Task prompt: All of the data needs to be repeated exactly.

Information shown:
──────────

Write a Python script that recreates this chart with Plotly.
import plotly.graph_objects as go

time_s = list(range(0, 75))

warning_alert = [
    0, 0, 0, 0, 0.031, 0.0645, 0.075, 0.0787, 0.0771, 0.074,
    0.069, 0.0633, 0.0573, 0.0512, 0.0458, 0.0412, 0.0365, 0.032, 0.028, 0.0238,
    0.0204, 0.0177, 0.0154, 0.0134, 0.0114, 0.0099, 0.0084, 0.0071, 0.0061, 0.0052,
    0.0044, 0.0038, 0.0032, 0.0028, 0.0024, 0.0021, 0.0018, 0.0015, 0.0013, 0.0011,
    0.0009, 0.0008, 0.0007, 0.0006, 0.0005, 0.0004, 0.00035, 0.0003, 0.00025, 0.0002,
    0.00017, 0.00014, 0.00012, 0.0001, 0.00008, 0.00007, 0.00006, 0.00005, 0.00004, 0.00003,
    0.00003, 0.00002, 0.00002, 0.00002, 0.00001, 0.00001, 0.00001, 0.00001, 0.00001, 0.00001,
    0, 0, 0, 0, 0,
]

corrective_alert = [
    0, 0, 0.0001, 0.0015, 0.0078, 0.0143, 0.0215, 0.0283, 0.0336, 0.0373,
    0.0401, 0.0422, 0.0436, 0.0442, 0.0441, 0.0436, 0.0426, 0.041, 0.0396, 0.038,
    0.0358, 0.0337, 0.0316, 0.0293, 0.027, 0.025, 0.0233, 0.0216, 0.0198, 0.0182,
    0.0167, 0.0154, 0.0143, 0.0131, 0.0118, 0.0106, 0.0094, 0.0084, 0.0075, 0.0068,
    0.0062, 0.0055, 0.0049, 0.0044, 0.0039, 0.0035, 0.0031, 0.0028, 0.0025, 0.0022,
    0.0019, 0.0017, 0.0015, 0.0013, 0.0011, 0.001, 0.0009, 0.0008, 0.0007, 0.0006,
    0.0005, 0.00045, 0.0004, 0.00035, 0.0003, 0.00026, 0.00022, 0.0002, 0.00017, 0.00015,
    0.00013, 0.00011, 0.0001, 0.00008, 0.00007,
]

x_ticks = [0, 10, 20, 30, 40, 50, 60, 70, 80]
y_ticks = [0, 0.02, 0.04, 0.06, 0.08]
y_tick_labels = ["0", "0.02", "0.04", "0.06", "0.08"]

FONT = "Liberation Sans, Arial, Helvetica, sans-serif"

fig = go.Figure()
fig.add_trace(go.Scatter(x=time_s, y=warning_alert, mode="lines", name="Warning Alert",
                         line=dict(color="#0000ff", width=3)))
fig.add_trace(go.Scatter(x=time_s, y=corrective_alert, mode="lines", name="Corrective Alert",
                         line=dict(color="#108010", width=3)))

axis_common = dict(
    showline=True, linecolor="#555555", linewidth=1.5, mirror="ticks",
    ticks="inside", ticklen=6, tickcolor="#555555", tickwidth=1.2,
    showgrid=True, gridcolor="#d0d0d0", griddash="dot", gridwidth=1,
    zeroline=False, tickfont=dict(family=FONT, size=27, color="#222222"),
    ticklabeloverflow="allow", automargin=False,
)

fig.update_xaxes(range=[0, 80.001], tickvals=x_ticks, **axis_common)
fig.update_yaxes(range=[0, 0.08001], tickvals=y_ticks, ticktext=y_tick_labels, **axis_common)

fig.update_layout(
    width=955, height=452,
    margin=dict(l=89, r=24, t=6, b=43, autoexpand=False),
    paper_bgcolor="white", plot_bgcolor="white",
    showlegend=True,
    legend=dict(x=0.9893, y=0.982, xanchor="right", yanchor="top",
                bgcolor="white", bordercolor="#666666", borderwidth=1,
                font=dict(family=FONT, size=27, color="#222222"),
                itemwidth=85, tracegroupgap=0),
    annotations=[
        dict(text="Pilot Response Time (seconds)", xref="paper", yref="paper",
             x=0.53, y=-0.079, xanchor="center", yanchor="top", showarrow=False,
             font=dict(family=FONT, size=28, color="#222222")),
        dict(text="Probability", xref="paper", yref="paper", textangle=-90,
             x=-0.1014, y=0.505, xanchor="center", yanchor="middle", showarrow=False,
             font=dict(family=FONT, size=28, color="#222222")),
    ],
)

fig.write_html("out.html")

──────────

Exercise response:
Write a Python script that recreates this chart with Plotly.
import plotly.graph_objects as go

time_s = list(range(0, 75))

warning_alert = [
    0, 0, 0, 0, 0.031, 0.0645, 0.075, 0.0787, 0.0771, 0.074,
    0.069, 0.0633, 0.0573, 0.0512, 0.0458, 0.0412, 0.0365, 0.032, 0.028, 0.0238,
    0.0204, 0.0177, 0.0154, 0.0134, 0.0114, 0.0099, 0.0084, 0.0071, 0.0061, 0.0052,
    0.0044, 0.0038, 0.0032, 0.0028, 0.0024, 0.0021, 0.0018, 0.0015, 0.0013, 0.0011,
    0.0009, 0.0008, 0.0007, 0.0006, 0.0005, 0.0004, 0.00035, 0.0003, 0.00025, 0.0002,
    0.00017, 0.00014, 0.00012, 0.0001, 0.00008, 0.00007, 0.00006, 0.00005, 0.00004, 0.00003,
    0.00003, 0.00002, 0.00002, 0.00002, 0.00001, 0.00001, 0.00001, 0.00001, 0.00001, 0.00001,
    0, 0, 0, 0, 0,
]

corrective_alert = [
    0, 0, 0.0001, 0.0015, 0.0078, 0.0143, 0.0215, 0.0283, 0.0336, 0.0373,
    0.0401, 0.0422, 0.0436, 0.0442, 0.0441, 0.0436, 0.0426, 0.041, 0.0396, 0.038,
    0.0358, 0.0337, 0.0316, 0.0293, 0.027, 0.025, 0.0233, 0.0216, 0.0198, 0.0182,
    0.0167, 0.0154, 0.0143, 0.0131, 0.0118, 0.0106, 0.0094, 0.0084, 0.0075, 0.0068,
    0.0062, 0.0055, 0.0049, 0.0044, 0.0039, 0.0035, 0.0031, 0.0028, 0.0025, 0.0022,
    0.0019, 0.0017, 0.0015, 0.0013, 0.0011, 0.001, 0.0009, 0.0008, 0.0007, 0.0006,
    0.0005, 0.00045, 0.0004, 0.00035, 0.0003, 0.00026, 0.00022, 0.0002, 0.00017, 0.00015,
    0.00013, 0.00011, 0.0001, 0.00008, 0.00007,
]

x_ticks = [0, 10, 20, 30, 40, 50, 60, 70, 80]
y_ticks = [0, 0.02, 0.04, 0.06, 0.08]
y_tick_labels = ["0", "0.02", "0.04", "0.06", "0.08"]

FONT = "Liberation Sans, Arial, Helvetica, sans-serif"

fig = go.Figure()
fig.add_trace(go.Scatter(x=time_s, y=warning_alert, mode="lines", name="Warning Alert",
                         line=dict(color="#0000ff", width=3)))
fig.add_trace(go.Scatter(x=time_s, y=corrective_alert, mode="lines", name="Corrective Alert",
                         line=dict(color="#108010", width=3)))

axis_common = dict(
    showline=True, linecolor="#555555", linewidth=1.5, mirror="ticks",
    ticks="inside", ticklen=6, tickcolor="#555555", tickwidth=1.2,
    showgrid=True, gridcolor="#d0d0d0", griddash="dot", gridwidth=1,
    zeroline=False, tickfont=dict(family=FONT, size=27, color="#222222"),
    ticklabeloverflow="allow", automargin=False,
)

fig.update_xaxes(range=[0, 80.001], tickvals=x_ticks, **axis_common)
fig.update_yaxes(range=[0, 0.08001], tickvals=y_ticks, ticktext=y_tick_labels, **axis_common)

fig.update_layout(
    width=955, height=452,
    margin=dict(l=89, r=24, t=6, b=43, autoexpand=False),
    paper_bgcolor="white", plot_bgcolor="white",
    showlegend=True,
    legend=dict(x=0.9893, y=0.982, xanchor="right", yanchor="top",
                bgcolor="white", bordercolor="#666666", borderwidth=1,
                font=dict(family=FONT, size=27, color="#222222"),
                itemwidth=85, tracegroupgap=0),
    annotations=[
        dict(text="Pilot Response Time (seconds)", xref="paper", yref="paper",
             x=0.53, y=-0.079, xanchor="center", yanchor="top", showarrow=False,
             font=dict(family=FONT, size=28, color="#222222")),
        dict(text="Probability", xref="paper", yref="paper", textangle=-90,
             x=-0.1014, y=0.505, xanchor="center", yanchor="middle", showarrow=False,
             font=dict(family=FONT, size=28, color="#222222")),
    ],
)

fig.write_html("out.html")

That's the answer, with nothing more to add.